You may have read some of my recent posts about gluten-free food products. It’s something I’m trying to learn more about, especially when I discovered just how horrible coeliac disease can be. I’m keen to share my ‘gluten-free finds’ with you, in the hope that they will reach those who suffer with coeliac disease.
I hope I managed to do that with my post about Coori foods, bringing staple Italian products back into the lives of those who can’t eat gluten. Now I’m moving over to the alcohol side, with CELIA gluten-free lager.
CELIA is a Czech lager brand, producing an organic and a dark lager (both gluten-free). The organic version is only 136kcal (labelled ‘one of the healthiest beers‘ by Men’s Health) and is brewed in the walls of a 14th century castle, from just three locally sourced ingredients; malted barley, saaz hops and water from the Žatec foothills.
They have a patented ‘de-glutenisation’ process which (in technical terms) produces an ELISA tested value of <5 parts per million for a truly light lager, and because of their silicone filtration system at the brewery, CELIA is also suitable for vegans. It is open fermented for 14 days to give it natural carbonation, which reduces the heaviness found in many other beers. Most breweries speed up this process to reduce costs by adding CO2, which is what can give you that uncomfortable bloated feeling. This brewing process and lightness of the lager means that it’s a perfect drink to complement a meal.
The dark lager is produced in a similar way but also includes toffee bavarian malt in the brewing process, giving it a distinctive coffee-like aroma with slightly nutty and rye bread undertones.
I’m one of the few girls in my group of friends who enjoys beer, and I’m particularly partial to a good IPA! At the weekend, after a busy day of unpacking (this house move seems never ending!) we really fancied a cold drink!

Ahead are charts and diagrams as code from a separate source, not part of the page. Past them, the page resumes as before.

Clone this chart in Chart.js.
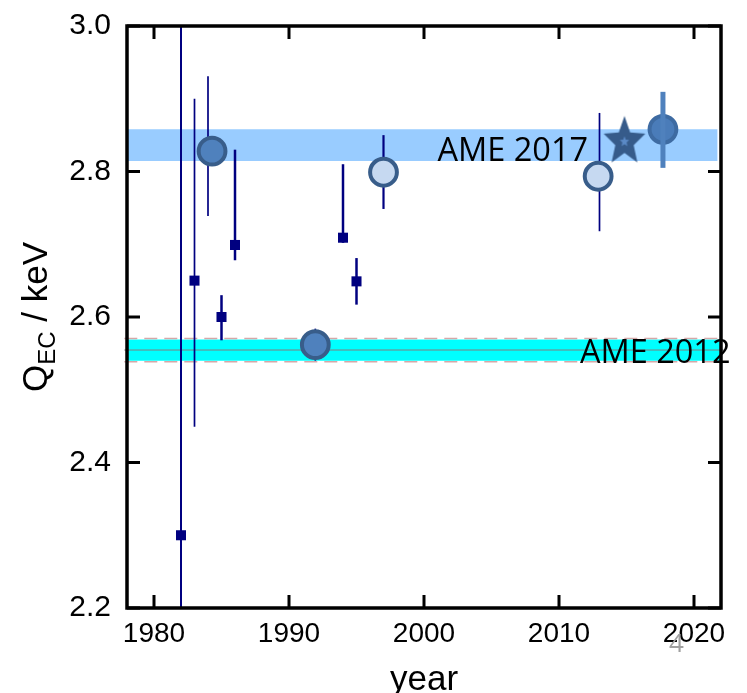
<!DOCTYPE html>
<html><head><meta charset="utf-8">
<style>html,body{margin:0;padding:0;background:#fff;} #wrap{width:747px;height:693px;position:relative;}</style>
<script src="https://cdn.jsdelivr.net/npm/chart.js@4.4.1/dist/chart.umd.min.js"></script>
</head><body><div id="wrap"><canvas id="c" width="747" height="693"></canvas></div>
<script>
// ---- axes ----
const xTicks = [1980, 1990, 2000, 2010, 2020];
const yTicks = [2.2, 2.4, 2.6, 2.8, 3.0];
const xRange = [1978, 2022];
const yRange = [2.2, 3.0];

// ---- older measurements (navy squares) ----
const sqYear  = [1982, 1983, 1985, 1986, 1994, 1995];
const sqQ     = [2.300, 2.650, 2.600, 2.699, 2.709, 2.649];
const sqErrUp = [1.0, 0.250, 0.030, 0.131, 0.101, 0.032];
const sqErrDn = [1.0, 0.201, 0.032, 0.021, 0.007, 0.032];

// ---- circles ----
const circYear    = [1984.3, 1991.95, 1997.0, 2012.9, 2017.7];
const circQ       = [2.828, 2.562, 2.799, 2.7935, 2.858];
const circErrYear = [1984.0, 1991.95, 1997.0, 2013.0, 2017.7];
const circErrUp   = [0.103, 0.022, 0.051, 0.087, 0.0515];
const circErrDn   = [0.089, 0.022, 0.0505, 0.0756, 0.053];
const circKind    = ['dark', 'dark', 'light', 'light', 'current'];

// ---- star ----
const starYear = [2014.85];
const starQ    = [2.841];

// ---- AME bands ----
const ame2017Years  = [1977.8, 2021.75];
const ame2017Range  = [2.8144, 2.858];
const ame2012Years  = [1977.8, 2022.2];
const ame2012Range  = [2.540, 2.569];
const ame2012Dashed = [2.5385, 2.5705];
const ame2012Centre = [2.5546];
const bandLabels    = ['AME 2017', 'AME 2012'];
const bandLabelAt   = [[2001.0, 2.815], [2011.55, 2.5373]];

// ---- styles ----
const NAVY = '#000080';
const sqErrWidth   = [2, 1.7, 2.5, 2.5, 2.5, 2.5];
const circErrWidth = [1.7, 1.7, 2.2, 1.7, 5];
const circErrColor = [NAVY, NAVY, NAVY, NAVY, '#4f81bd'];
const circFill   = {dark: '#4f81bd', light: '#c6d9f1', current: '#4a7cb9'};
const circBorder = {dark: '#385d8a', light: '#385d8a', current: '#3e6ba2'};

function hline(xs, yv) { return xs.map(x => ({x: x, y: yv})); }
function errBar(x, y, up, dn) { return [{x: x, y: y - dn}, {x: x, y: y + up}]; }

// star image
function makeStar() {
  const c = document.createElement('canvas');
  c.width = 60; c.height = 60;
  const g = c.getContext('2d');
  function star(R, ratio, sx, color) {
    g.save();
    g.translate(30, 30);
    g.scale(sx, 1);
    g.beginPath();
    for (let i = 0; i < 10; i++) {
      const r = i % 2 === 0 ? R : R * ratio;
      const a = -Math.PI / 2 + i * Math.PI / 5;
      const px = r * Math.cos(a), py = r * Math.sin(a);
      if (i === 0) g.moveTo(px, py); else g.lineTo(px, py);
    }
    g.closePath();
    g.fillStyle = color;
    g.fill();
    g.restore();
  }
  star(25.8, 0.44, 0.85, '#365b8a');
  star(5.5, 0.45, 0.9, '#5b8ac6');
  return c;
}
const starImg = makeStar();

const datasets = [];
const lineBase = {type: 'line', pointRadius: 0, borderWidth: 0, tension: 0, spanGaps: false, clip: false};

datasets.push(Object.assign({}, lineBase, {
  data: hline(ame2017Years, ame2017Range[1]), fill: {value: ame2017Range[0]},
  backgroundColor: '#99ccff', borderColor: 'rgba(0,0,0,0)', order: 100
}));
datasets.push(Object.assign({}, lineBase, {
  data: hline(ame2012Years, ame2012Range[1]), fill: {value: ame2012Range[0]},
  backgroundColor: '#00ffff', borderColor: 'rgba(0,0,0,0)', order: 99
}));
ame2012Dashed.forEach(v => datasets.push(Object.assign({}, lineBase, {
  data: hline(ame2012Years, v), fill: false, borderWidth: 1.5,
  borderColor: '#d6a8a8', borderDash: [13, 7], order: 98
})));
datasets.push(Object.assign({}, lineBase, {
  data: hline(ame2012Years, ame2012Centre[0]), fill: false, borderWidth: 1,
  borderColor: '#7f7f7f', order: 97
}));

sqYear.forEach((yr, i) => datasets.push(Object.assign({}, lineBase, {
  data: errBar(yr, sqQ[i], sqErrUp[i], sqErrDn[i]), fill: false, clip: 0,
  borderWidth: sqErrWidth[i], borderColor: NAVY, order: 50
})));
circErrYear.forEach((yr, i) => datasets.push(Object.assign({}, lineBase, {
  data: errBar(yr, circQ[i], circErrUp[i], circErrDn[i]), fill: false, clip: 0,
  borderWidth: circErrWidth[i], borderColor: circErrColor[i],
  order: circKind[i] === 'current' ? 20 : 50
})));

datasets.push({
  type: 'scatter', data: sqYear.map((x, i) => ({x: x, y: sqQ[i]})),
  pointStyle: 'rect', pointRadius: 7.1, borderWidth: 0,
  backgroundColor: NAVY, borderColor: NAVY, order: 40
});
datasets.push({
  type: 'scatter', data: circYear.map((x, i) => ({x: x, y: circQ[i]})),
  pointStyle: 'circle', pointRadius: 13.4, borderWidth: 4,
  backgroundColor: circKind.map(k => circFill[k]),
  borderColor: circKind.map(k => circBorder[k]), order: 30
});
datasets.push({
  type: 'scatter', data: starYear.map((x, i) => ({x: x, y: starQ[i]})),
  pointStyle: starImg, pointRadius: 25, order: 10
});

const decor = {
  id: 'decor',
  afterDraw(chart) {
    const {ctx, chartArea: a, scales: {x, y}} = chart;
    ctx.save();
    ctx.strokeStyle = '#000';
    ctx.lineWidth = 3.5;
    ctx.strokeRect(a.left, a.top, a.right - a.left, a.bottom - a.top);
    const tl = 13;
    ctx.lineWidth = 3;
    ctx.beginPath();
    xTicks.forEach(v => {
      const px = x.getPixelForValue(v);
      ctx.moveTo(px, a.bottom); ctx.lineTo(px, a.bottom - tl);
      ctx.moveTo(px, a.top); ctx.lineTo(px, a.top + tl);
    });
    yTicks.forEach(v => {
      const py = y.getPixelForValue(v);
      ctx.moveTo(a.left, py); ctx.lineTo(a.left + tl, py);
      ctx.moveTo(a.right, py); ctx.lineTo(a.right - tl, py);
    });
    ctx.stroke();

    // band labels
    ctx.fillStyle = '#000';
    ctx.textAlign = 'left';
    ctx.textBaseline = 'alphabetic';
    ctx.font = '32.5px "Open Sans"';
    bandLabels.forEach((t, i) => {
      ctx.fillText(t, x.getPixelForValue(bandLabelAt[i][0]), y.getPixelForValue(bandLabelAt[i][1]));
    });

    // x title
    ctx.font = '35px "Liberation Sans"';
    ctx.textAlign = 'center';
    ctx.fillText('year', (a.left + a.right) / 2, 690);

    // y title with subscript
    const mainF = '35px "Liberation Sans"', subF = '24px "Liberation Sans"';
    ctx.font = mainF; const wQ = ctx.measureText('Q').width; const wRest = ctx.measureText(' / keV').width;
    ctx.font = subF; const wSub = ctx.measureText('EC').width;
    const total = wQ + wSub + wRest;
    const cy = (a.top + a.bottom) / 2;
    ctx.translate(46.5, cy);
    ctx.rotate(-Math.PI / 2);
    ctx.textAlign = 'left';
    let u = -total / 2;
    ctx.font = mainF; ctx.fillText('Q', u, 0); u += wQ;
    ctx.font = subF; ctx.fillText('EC', u, 8); u += wSub;
    ctx.font = mainF; ctx.fillText(' / keV', u, 0);
    ctx.restore();

    // slide page number
    ctx.save();
    ctx.fillStyle = '#a0a0a0';
    ctx.font = '26px "Open Sans"';
    ctx.textAlign = 'left';
    ctx.fillText('4', 669, 652);
    ctx.restore();
  }
};

new Chart(document.getElementById('c'), {
  type: 'scatter',
  data: {datasets: datasets},
  options: {
    responsive: false, animation: false, devicePixelRatio: 1, events: [],
    layout: {padding: {left: 0, top: 22, right: 24, bottom: 0}},
    plugins: {legend: {display: false}, tooltip: {enabled: false}},
    scales: {
      x: {
        type: 'linear', min: xRange[0], max: xRange[1],
        afterBuildTicks: s => { s.ticks = xTicks.map(v => ({value: v})); },
        afterFit: s => { s.height = 85; s.paddingLeft = 0; s.paddingRight = 0; },
        grid: {display: false, drawTicks: false}, border: {display: false},
        ticks: {font: {family: 'Liberation Sans', size: 28}, color: '#000', padding: 9, maxRotation: 0,
                callback: v => String(v)}
      },
      y: {
        type: 'linear', min: yRange[0], max: yRange[1],
        afterBuildTicks: s => { s.ticks = yTicks.map(v => ({value: v})); },
        afterFit: s => { s.width = 127; s.paddingTop = 0; s.paddingBottom = 0; },
        grid: {display: false, drawTicks: false}, border: {display: false},
        ticks: {font: {family: 'Liberation Sans', size: 30}, color: '#000', padding: 16,
                callback: v => Number(v).toFixed(1)}
      }
    }
  },
  plugins: [decor]
});
</script>
</body></html>
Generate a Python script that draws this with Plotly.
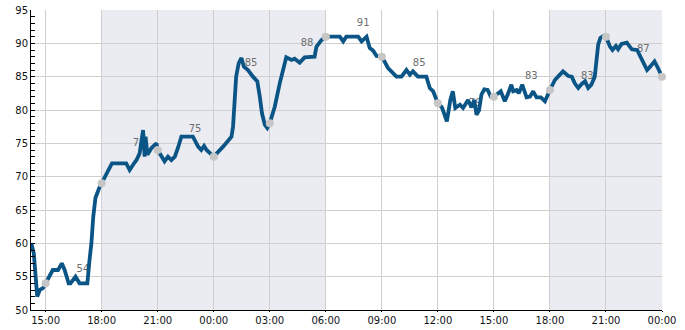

So we headed out into the garden in the sunshine to test out the CELIA lager. We had one of each type to try.
I started with the dark one but it was a bit strongly flavoured for my tastebuds, but probably just because dark lager isn’t something I’m accustomed to. Tim tried it and let’s just say it was consumed fairly quickly – he really enjoyed it! The original lager was also lovely and I managed to polish off most of that one.
What I think is really important to note is that you couldn’t really tell that it was gluten-free, it didn’t taste any different. Perhaps lager connoisseurs might notice, but as I said in my previous gluten-free posts, if this is something that those suffering with coeliac disease or gluten-intolerance can drink, then I think it’s great! Why should they miss out on drinking lager?
CELIA has a rather helpful map on their website which shows you not only where you can buy it, but which pubs/restaurants are selling it. If there isn’t anywhere near you then fear not, because you can also buy it online via Gluten-Free Shop Ltd, Ocado, Vintage Roots, Vinceremos Organic Wines, Abel & Cole and Butlers Wine Cellar, for around £2.50 for a 330ml bottle.
I was sent samples of CELIA Lager for review purposes by CCD PR but did not receive any payment. All views are my own.